Ook staat vast dat medeverdachte [medeverdachte 1] bij vonnis van heden door het Gerecht in Aruba is veroordeeld voor medeplegen van poging tot oplichting van het land Aruba en de DIP en voor valsheid in geschrifte. Uit het vonnis volgt dat medeverdachte [medeverdachte 1] in haar functie als Team Coördinator en in opdracht van minister [verdachte] niet conform het zogenoemde FIFO-beleid heeft gehandeld en dat zij daarbij gedragingen heeft verricht ten behoeve van personen met wie minister [verdachte] persoonlijke banden had, waaronder mevrouw [persoon 1] en de heer [persoon 2]. Uit onderzoek is namelijk gebleken dat de echtgenoot van mevrouw [persoon 1], te weten de heer [betrokkene 13], goed bevriend is met minister [verdachte] en dat de heer [persoon 2] daarentegen weer een familievriend is van mevrouw [persoon 1] en de heer [betrokkene 13]. Uit het dossier volgt ook dat het de heer [betrokkene 13] is geweest die aan minister [verdachte] heeft verzocht om de verzoeken van zijn vrouw [persoon 1] en zijn vriend [persoon 2], als minister, in behandeling te nemen.

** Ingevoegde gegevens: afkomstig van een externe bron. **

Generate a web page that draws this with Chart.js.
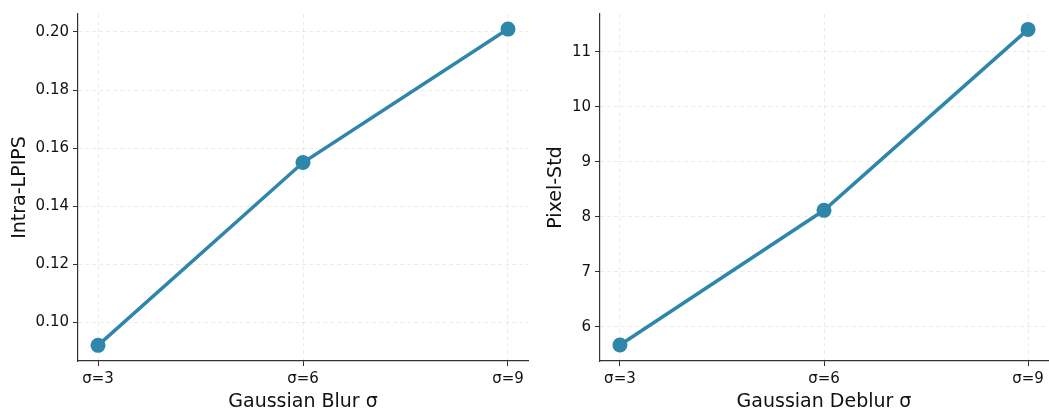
<!DOCTYPE html>
<html>
<head>
<meta charset="utf-8">
<script src="https://cdn.jsdelivr.net/npm/chart.js@4/dist/chart.umd.min.js"></script>
<style>
  html, body { margin: 0; padding: 0; background: #fff; }
  #wrap { position: relative; width: 1049px; height: 413px; }
  .box { position: absolute; top: 0; height: 413px; }
</style>
</head>
<body>
<div id="wrap">
  <div class="box" style="left:0;width:540px"><canvas id="blurChart"></canvas></div>
  <div class="box" style="left:540px;width:509px"><canvas id="deblurChart"></canvas></div>
</div>
<script>
// sigma levels shared by both panels
const sigmas = [3, 6, 9];
const sigmaLabels = ['σ=3', 'σ=6', 'σ=9'];

// left panel: Gaussian Blur
const blurLpips = [0.092, 0.155, 0.201];
const blurTicks = [0.10, 0.12, 0.14, 0.16, 0.18, 0.20];

// right panel: Gaussian Deblur
const deblurStd = [5.67, 8.12, 11.41];
const deblurTicks = [6, 7, 8, 9, 10, 11];

const LINE = '#2e86ab';
const AXIS = '#333333';
const FONT = 'DejaVu Sans';

function makeChart(id, opts) {
    const ctx = document.getElementById(id);
    return new Chart(ctx.getContext('2d'), {
        type: 'line',
        data: {
            datasets: [{
                data: sigmas.map((s, i) => ({ x: s, y: opts.values[i] })),
                borderColor: LINE,
                backgroundColor: LINE,
                borderWidth: 3.5,
                pointRadius: 7.5,
                pointHoverRadius: 7.5,
                pointBorderWidth: 0,
                tension: 0,
                clip: false
            }]
        },
        options: {
            responsive: true,
            maintainAspectRatio: false,
            animation: false,
            events: [],
            layout: {
                autoPadding: false,
                padding: { top: 14, right: opts.padRight, bottom: 0, left: 0 }
            },
            plugins: { legend: { display: false }, tooltip: { enabled: false } },
            scales: {
                x: {
                    type: 'linear',
                    min: 2.707,
                    max: 9.293,
                    afterBuildTicks: s => { s.ticks = sigmas.map(v => ({ value: v })); },
                    afterFit: s => { s.height = 52; s.paddingLeft = 0; s.paddingRight = 0; },
                    ticks: {
                        color: '#111',
                        font: { family: FONT, size: 15 },
                        padding: 4,
                        maxRotation: 0,
                        callback: v => sigmaLabels[sigmas.indexOf(v)]
                    },
                    grid: {
                        color: 'rgba(0,0,0,0.08)',
                        tickColor: AXIS,
                        tickLength: 5,
                        tickBorderDash: []
                    },
                    border: { display: true, color: AXIS, width: 1.2, dash: [4, 3] },
                    title: {
                        display: true,
                        text: opts.xTitle,
                        color: '#111',
                        font: { family: FONT, size: 19 },
                        padding: { top: 0, bottom: 0 }
                    }
                },
                y: {
                    min: opts.yMin,
                    max: opts.yMax,
                    afterBuildTicks: s => { s.ticks = opts.ticks.map(v => ({ value: v })); },
                    afterFit: s => { s.width = opts.yWidth; },
                    ticks: {
                        color: '#111',
                        font: { family: FONT, size: 15 },
                        padding: 4,
                        callback: v => opts.fmt(v)
                    },
                    grid: {
                        color: 'rgba(0,0,0,0.08)',
                        tickColor: AXIS,
                        tickLength: 5,
                        tickBorderDash: []
                    },
                    border: { display: true, color: AXIS, width: 1.2, dash: [4, 3] },
                    title: {
                        display: true,
                        text: opts.yTitle,
                        color: '#111',
                        font: { family: FONT, size: 19 },
                        padding: { top: opts.titlePad, bottom: 0 }
                    }
                }
            }
        }
    });
}

makeChart('blurChart', {
    values: blurLpips,
    ticks: blurTicks,
    yMin: 0.0866,
    yMax: 0.2062,
    yWidth: 78,
    padRight: 12,
    titlePad: 9,
    xTitle: 'Gaussian Blur σ',
    yTitle: 'Intra-LPIPS',
    fmt: v => v.toFixed(2)
});

makeChart('deblurChart', {
    values: deblurStd,
    ticks: deblurTicks,
    yMin: 5.38,
    yMax: 11.69,
    yWidth: 60,
    padRight: 1,
    titlePad: 5,
    xTitle: 'Gaussian Deblur σ',
    yTitle: 'Pixel-Std',
    fmt: v => String(v)
});
</script>
</body>
</html>
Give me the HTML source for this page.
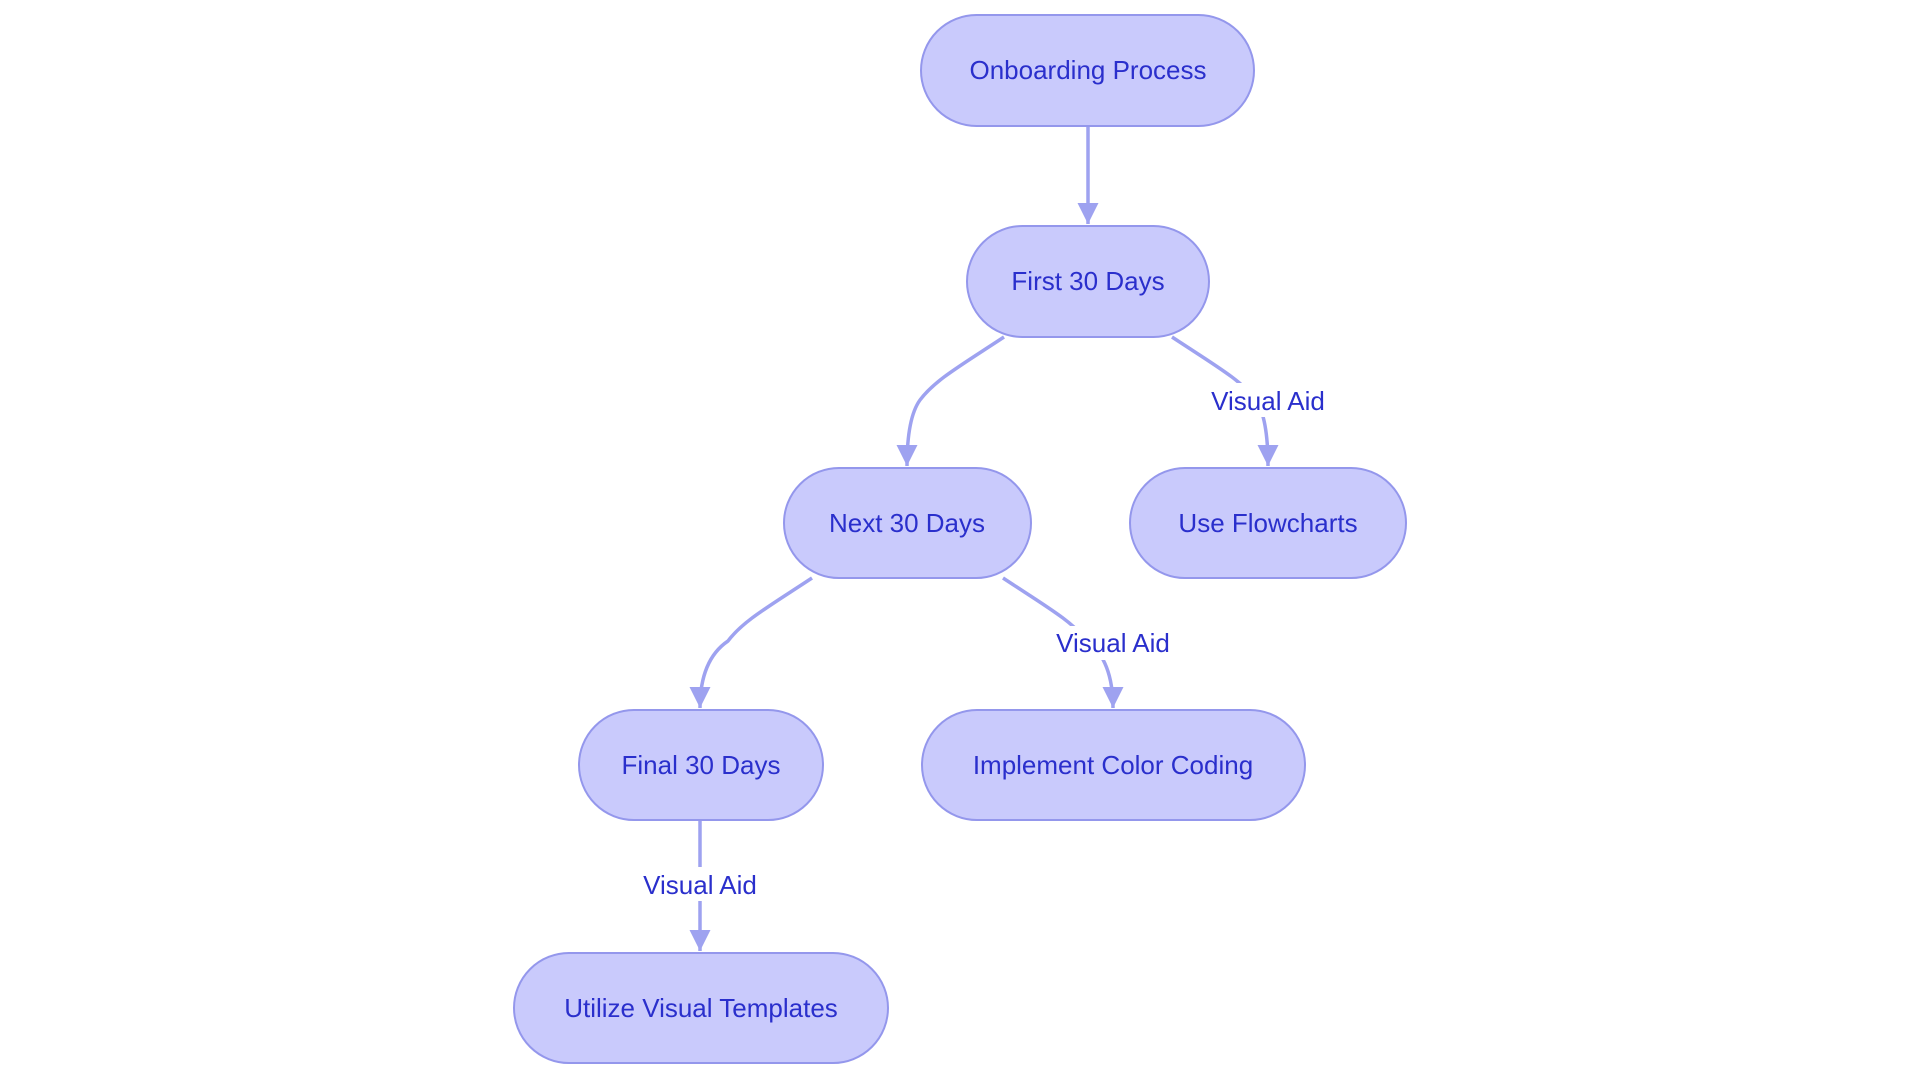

De betreffende verzoeken zijn toen door minister [verdachte] naar de DIP gestuurd. Om het mogelijk te maken dat bepaalde percelen aan de bevriende personen van minister [verdachte] werden toegekend moest een eerder aan de heer [persoon 3] toegekend perceel worden ingetrokken. En om te verbergen dat de uitgifte van de percelen niet conform het beleid of als uitzondering op het beleid is gegaan, zijn in strijd met de waarheid brieven opgemaakt en die door de directeur van de DIP zijn ondertekend. Voor zover is aangevoerd dat de aangifte van de directeur van DIP onder druk van minister [minister 1] is gedaan en dient te worden uitgesloten van het bewijs, is het Gerecht van oordeel dat dit niet aannemelijk is gemaakt en gelet op de overige gebezigde bewijsmiddelen geen steun vindt in het dossier. Het Gerecht zal derhalve de aangifte van de directeur van DIP bezigen voor het bewijs.
Gelet op hetgeen hiervoor bij de bespreking van de ontvankelijkheid van het Openbaar Ministerie is overwogen is het Gerecht van oordeel dat ook de aangifte van minister [minister 1] voor het bewijs gebezigd mag worden mede gezien de inhoud van de overige bewijsmiddelen.
Het Gerecht is, gelet op bovenstaande, van oordeel dat minister [verdachte] zijn invloed als minister heeft uitgeoefend om bevriende personen een voorkeurspositie te verlenen. De onder 1 ten laste gelegde oplichting kan dan ook wettig en overtuigend bewezen worden verklaard.
Het Gerecht is, anders dan de officieren van justitie, van oordeel dat er geen sprake is van een voltooid delict. Weliswaar hebben verdachten met een valse hoedanigheid en samenweefsel van verdichtsel/listige kunstgrepen gehandeld om het land Aruba te bewegen tot afgifte van reserveringen op de terreinen, maar de daadwerkelijke uitgifte van de terreinen heeft niet plaatsgevonden en evenmin zijn minister [verdachte] en/of zijn bevriende personen daarbij bevoordeeld, waardoor het tot een poging is gebleven. Het onder 1 primair ten laste gelegde kan dan ook niet wettig en overtuigend worden bewezen zodat minister [verdachte] daarvan wordt vrijgesproken.
Het Gerecht is gelet op voormelde van oordeel dat wettig en overtuigend bewezen kan worden dat minister [verdachte] zich samen met medeverdachte [medeverdachte 1] schuldig heeft gemaakt aan de onder 1 ten laste gelegde poging tot oplichting en dat hij daarbij tevens misbruik heeft gemaakt van zijn functie als ambtenaar, zoals onder 5 met betrekking tot zaaksdossier Malmok ten laste is gelegd.
Voor wat betreft de periode is het Gerecht van oordeel dat voor de start van de periode aansluiting gezocht kan worden bij het vonnis van medeverdachte [medeverdachte 1], nu zij hetzelfde feitencomplex worden verweten en niet is gebleken dat minister [verdachte] daar langer of eerder bij betrokken is geweest.